なぜかプレス(報道)向け資料画像から削除されてしまったスケートボードシャシー【写真11】を見ると、操舵機構は前軸中心より前にある「前引きステアリング」だ。サスペンションは前後ともダブルウィッシュボーンであり、そのピボットが取り付けられるフレームは5mm程度の板厚の鋼板を曲げ加工(もしくはハイドロフォーミング?)で作ってある。キャビンと積載物の重量を考慮すればこうなるだろうが、2トン積みのトラック並みである。
そのスケートボードシャシーのフレーム部分は小さなパーツとしてジグ上で作られたあと、ジグ上で全体を組み上げる【写真12】【写真13】。寸法精度はジグに依存しており、これもトラック的な作り方だ。ドアなどのジグに固定しクランプしたうえでロボットが溶接する方式であり、このあたりの製造工程は「普通のクルマ」だ。
LiBについては資料でまったく触れていないが、製造工程を紹介するビデオに一瞬だけ写っていたシーンには、18650(18mm直径×長さ65mm)のような円筒形電池が見られた【写真14】。264セルを1モジュールにしている。テスラはパナソニックに特注する18650を1台当たり6500本ほど使っているが、カヌーのパイロット生産ビデオを見ると最大16モジュールに見える。16モジュールだとすれば4224本だ。
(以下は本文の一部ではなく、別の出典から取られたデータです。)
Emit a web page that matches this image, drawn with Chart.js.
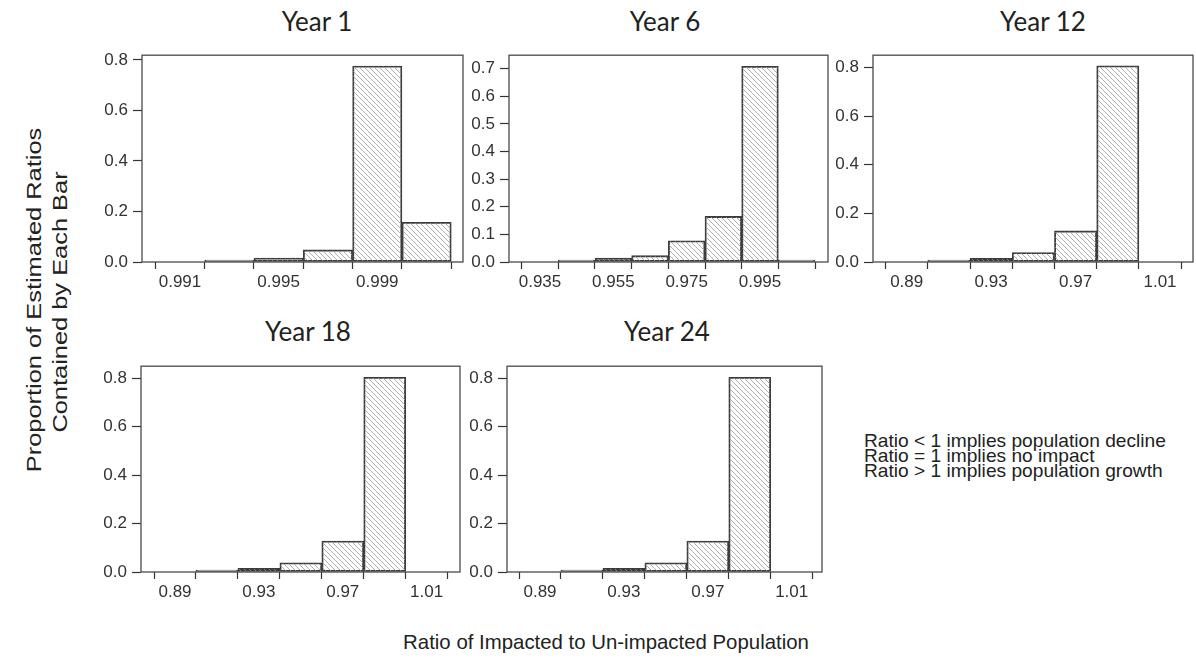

興味深いのは、ライフスタイルビークルの三角窓に樹脂グレージングを使っていると思われる点だ【写真15】。この大きさのガラスは手持ちでボディに位置決めしてくっつけられるような重量ではない。しかも作業はひとりだから、おそらく樹脂窓だろう。接着剤の塗布もロボットではなくて作業と思われる。
まだカヌーのBEVは発売されていない。しかし、設計と製造工程は非常に興味深い。商品企画と開発には「自動車メーカーで経験を積んだスタッフ」が百人単位で関わったという。一見したところ未来的というか「自動車離れ」してはいるが、細部を観察すれば「普通の自動車」である。果たして、人間が使う道具としてどの程度の完成度と商品性を備えているか、気になるところだ。その意味で発売が楽しみである。